[Charts and diagrams as code]
------------------------------------------------------------

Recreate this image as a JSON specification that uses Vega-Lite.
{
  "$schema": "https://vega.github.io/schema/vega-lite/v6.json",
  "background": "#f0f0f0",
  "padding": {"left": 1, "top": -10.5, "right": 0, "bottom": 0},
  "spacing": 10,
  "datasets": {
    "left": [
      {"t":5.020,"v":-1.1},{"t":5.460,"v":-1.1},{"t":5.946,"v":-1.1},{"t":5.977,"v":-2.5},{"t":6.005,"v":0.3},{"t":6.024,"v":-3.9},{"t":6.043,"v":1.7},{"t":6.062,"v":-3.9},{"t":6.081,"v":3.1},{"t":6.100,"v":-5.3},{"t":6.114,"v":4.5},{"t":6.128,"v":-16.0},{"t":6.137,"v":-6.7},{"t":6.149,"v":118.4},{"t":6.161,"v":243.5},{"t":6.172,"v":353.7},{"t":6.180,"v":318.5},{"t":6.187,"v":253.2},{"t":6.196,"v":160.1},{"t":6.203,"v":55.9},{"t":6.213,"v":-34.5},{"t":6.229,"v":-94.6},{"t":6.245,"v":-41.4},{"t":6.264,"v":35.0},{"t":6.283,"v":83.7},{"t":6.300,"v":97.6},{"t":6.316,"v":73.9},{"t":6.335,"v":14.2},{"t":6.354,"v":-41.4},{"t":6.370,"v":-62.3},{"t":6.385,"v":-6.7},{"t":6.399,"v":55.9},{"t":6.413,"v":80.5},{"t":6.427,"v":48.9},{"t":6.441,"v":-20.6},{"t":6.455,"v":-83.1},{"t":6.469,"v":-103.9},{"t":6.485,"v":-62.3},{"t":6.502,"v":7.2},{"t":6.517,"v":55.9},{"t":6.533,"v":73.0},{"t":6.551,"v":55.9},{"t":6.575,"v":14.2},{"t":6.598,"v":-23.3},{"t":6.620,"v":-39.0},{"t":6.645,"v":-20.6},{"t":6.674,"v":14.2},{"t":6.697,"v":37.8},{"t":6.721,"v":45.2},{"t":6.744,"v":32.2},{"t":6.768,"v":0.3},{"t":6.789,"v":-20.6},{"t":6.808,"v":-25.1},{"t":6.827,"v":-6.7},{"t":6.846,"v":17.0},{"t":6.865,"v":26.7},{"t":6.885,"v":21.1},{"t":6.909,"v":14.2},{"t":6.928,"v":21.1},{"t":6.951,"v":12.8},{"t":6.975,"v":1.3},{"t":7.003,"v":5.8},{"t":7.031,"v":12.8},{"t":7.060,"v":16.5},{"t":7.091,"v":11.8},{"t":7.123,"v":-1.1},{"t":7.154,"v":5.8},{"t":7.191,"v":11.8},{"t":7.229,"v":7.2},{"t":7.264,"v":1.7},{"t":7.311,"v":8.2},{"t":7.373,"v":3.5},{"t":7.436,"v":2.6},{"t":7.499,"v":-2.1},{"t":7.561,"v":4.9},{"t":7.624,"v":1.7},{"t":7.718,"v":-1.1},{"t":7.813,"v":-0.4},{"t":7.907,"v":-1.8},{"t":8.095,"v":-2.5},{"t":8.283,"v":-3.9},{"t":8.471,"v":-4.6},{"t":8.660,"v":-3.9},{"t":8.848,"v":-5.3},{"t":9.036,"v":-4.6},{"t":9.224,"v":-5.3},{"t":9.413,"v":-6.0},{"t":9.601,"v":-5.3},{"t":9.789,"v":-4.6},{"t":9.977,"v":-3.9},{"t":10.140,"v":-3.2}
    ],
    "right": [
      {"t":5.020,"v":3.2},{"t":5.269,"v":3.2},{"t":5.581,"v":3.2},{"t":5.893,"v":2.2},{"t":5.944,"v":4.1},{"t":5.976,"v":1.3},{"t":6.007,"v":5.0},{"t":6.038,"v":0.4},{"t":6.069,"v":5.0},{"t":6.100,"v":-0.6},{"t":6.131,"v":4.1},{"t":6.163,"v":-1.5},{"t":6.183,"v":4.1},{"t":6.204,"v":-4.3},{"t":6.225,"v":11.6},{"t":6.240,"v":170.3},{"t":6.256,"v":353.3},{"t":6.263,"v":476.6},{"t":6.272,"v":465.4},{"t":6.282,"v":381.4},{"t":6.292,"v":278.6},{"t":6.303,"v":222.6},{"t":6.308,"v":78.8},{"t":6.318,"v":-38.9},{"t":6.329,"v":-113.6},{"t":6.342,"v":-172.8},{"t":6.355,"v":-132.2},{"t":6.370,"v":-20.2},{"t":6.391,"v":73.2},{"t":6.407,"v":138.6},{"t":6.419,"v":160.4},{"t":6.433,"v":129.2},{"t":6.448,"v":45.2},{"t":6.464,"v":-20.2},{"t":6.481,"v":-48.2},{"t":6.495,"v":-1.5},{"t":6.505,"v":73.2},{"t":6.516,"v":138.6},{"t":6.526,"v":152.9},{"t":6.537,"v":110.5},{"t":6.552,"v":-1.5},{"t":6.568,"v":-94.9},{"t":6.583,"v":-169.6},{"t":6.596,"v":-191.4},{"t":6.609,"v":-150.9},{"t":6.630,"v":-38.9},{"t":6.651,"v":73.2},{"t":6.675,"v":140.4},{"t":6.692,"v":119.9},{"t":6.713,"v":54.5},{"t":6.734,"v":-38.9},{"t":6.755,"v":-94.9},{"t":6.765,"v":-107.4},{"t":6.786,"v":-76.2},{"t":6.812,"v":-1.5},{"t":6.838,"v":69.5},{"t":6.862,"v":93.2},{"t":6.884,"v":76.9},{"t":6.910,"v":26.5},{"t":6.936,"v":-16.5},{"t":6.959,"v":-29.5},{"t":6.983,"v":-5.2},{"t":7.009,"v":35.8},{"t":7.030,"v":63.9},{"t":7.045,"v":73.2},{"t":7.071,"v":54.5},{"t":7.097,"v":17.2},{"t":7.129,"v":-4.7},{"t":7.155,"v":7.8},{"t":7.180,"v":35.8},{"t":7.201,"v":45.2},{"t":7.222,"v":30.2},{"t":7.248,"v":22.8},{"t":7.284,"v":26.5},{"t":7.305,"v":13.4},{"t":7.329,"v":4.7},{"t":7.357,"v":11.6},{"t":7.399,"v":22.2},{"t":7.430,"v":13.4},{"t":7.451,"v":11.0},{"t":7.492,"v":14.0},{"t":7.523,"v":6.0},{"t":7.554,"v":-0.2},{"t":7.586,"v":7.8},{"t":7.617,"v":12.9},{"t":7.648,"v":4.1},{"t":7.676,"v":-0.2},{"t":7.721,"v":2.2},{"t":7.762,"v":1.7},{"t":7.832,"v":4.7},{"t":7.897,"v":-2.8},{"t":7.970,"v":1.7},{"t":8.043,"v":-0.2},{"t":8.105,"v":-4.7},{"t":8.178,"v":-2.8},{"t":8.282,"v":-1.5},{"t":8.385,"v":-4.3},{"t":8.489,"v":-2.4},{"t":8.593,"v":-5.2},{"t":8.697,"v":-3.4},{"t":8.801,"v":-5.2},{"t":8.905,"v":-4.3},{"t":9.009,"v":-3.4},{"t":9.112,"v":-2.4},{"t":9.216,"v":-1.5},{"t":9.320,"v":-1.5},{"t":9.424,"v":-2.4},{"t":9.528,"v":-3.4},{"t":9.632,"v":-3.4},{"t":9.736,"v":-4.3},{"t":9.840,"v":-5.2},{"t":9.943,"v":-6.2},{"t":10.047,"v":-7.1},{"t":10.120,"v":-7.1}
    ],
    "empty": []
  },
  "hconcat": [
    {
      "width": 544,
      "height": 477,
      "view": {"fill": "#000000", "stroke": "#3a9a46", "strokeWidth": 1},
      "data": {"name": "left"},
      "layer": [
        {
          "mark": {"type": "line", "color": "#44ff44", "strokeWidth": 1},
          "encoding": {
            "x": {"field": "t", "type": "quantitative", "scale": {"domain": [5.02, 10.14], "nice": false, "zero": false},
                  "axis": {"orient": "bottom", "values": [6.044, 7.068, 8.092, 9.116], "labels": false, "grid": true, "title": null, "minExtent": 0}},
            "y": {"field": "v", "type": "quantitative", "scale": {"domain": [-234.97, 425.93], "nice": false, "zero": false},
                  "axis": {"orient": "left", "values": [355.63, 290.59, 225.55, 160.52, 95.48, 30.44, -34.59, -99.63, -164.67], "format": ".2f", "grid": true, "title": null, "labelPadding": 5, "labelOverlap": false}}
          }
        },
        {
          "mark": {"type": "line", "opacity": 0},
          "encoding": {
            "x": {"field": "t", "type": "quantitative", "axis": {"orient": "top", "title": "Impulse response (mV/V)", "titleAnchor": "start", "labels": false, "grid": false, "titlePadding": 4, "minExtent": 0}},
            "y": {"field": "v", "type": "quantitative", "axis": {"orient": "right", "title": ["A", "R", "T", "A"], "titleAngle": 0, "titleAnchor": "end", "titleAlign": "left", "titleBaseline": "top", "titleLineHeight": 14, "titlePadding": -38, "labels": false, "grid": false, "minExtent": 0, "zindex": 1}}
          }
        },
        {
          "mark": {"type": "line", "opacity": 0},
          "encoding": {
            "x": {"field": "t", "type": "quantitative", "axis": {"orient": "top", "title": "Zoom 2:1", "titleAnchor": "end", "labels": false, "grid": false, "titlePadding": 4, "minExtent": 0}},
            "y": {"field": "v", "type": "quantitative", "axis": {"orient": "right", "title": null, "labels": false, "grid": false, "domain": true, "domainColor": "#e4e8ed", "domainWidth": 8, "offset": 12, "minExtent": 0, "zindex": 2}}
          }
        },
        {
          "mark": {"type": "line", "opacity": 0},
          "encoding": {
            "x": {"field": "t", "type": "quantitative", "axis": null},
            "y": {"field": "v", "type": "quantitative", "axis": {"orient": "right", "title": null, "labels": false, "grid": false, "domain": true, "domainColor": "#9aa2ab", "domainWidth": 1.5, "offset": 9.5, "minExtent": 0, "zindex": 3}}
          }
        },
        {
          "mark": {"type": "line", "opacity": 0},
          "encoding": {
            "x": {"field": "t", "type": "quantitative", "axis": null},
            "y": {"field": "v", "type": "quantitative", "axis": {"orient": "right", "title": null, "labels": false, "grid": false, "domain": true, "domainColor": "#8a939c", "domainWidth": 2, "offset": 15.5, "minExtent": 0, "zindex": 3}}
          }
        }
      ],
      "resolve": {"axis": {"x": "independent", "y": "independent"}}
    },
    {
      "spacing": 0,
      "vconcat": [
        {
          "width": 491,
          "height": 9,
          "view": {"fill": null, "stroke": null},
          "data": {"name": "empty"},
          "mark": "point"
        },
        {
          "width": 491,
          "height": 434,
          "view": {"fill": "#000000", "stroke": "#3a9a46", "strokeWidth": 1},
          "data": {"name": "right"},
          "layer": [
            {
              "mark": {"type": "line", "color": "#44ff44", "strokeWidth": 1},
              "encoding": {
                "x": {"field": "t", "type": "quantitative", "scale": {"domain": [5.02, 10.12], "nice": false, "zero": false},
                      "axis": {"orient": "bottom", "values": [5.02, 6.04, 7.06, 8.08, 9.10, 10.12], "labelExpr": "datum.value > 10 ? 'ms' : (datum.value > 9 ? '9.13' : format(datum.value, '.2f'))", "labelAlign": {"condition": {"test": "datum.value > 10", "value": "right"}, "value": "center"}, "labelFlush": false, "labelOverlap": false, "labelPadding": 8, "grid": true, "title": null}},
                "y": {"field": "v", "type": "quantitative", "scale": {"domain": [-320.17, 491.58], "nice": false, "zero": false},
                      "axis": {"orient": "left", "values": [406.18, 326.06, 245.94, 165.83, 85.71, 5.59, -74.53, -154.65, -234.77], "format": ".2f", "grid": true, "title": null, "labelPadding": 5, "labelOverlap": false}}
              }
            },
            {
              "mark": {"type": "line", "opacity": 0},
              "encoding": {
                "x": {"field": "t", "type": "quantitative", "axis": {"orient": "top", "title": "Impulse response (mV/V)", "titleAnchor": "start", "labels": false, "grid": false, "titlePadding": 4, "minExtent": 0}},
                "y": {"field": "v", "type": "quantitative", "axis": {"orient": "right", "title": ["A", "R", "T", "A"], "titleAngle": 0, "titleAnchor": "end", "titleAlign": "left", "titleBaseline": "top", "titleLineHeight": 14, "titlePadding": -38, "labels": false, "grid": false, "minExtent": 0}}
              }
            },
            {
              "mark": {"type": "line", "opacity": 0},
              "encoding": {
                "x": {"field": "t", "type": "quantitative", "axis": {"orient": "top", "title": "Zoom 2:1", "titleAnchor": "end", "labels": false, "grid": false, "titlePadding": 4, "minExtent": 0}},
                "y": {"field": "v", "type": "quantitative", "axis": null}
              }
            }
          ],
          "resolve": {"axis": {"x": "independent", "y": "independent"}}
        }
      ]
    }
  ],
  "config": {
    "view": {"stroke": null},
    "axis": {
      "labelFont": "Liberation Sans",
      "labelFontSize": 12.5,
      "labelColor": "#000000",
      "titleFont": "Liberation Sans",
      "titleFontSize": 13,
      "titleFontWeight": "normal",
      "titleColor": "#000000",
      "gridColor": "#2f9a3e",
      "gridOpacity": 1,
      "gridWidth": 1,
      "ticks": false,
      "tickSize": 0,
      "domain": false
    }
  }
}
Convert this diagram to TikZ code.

------------------------------------------------------------

:: Required work ::
Scan the entries above for the word "this" and collect each line holding it.

:: Exercise result ::
Recreate this image as a JSON specification that uses Vega-Lite.
Convert this diagram to TikZ code.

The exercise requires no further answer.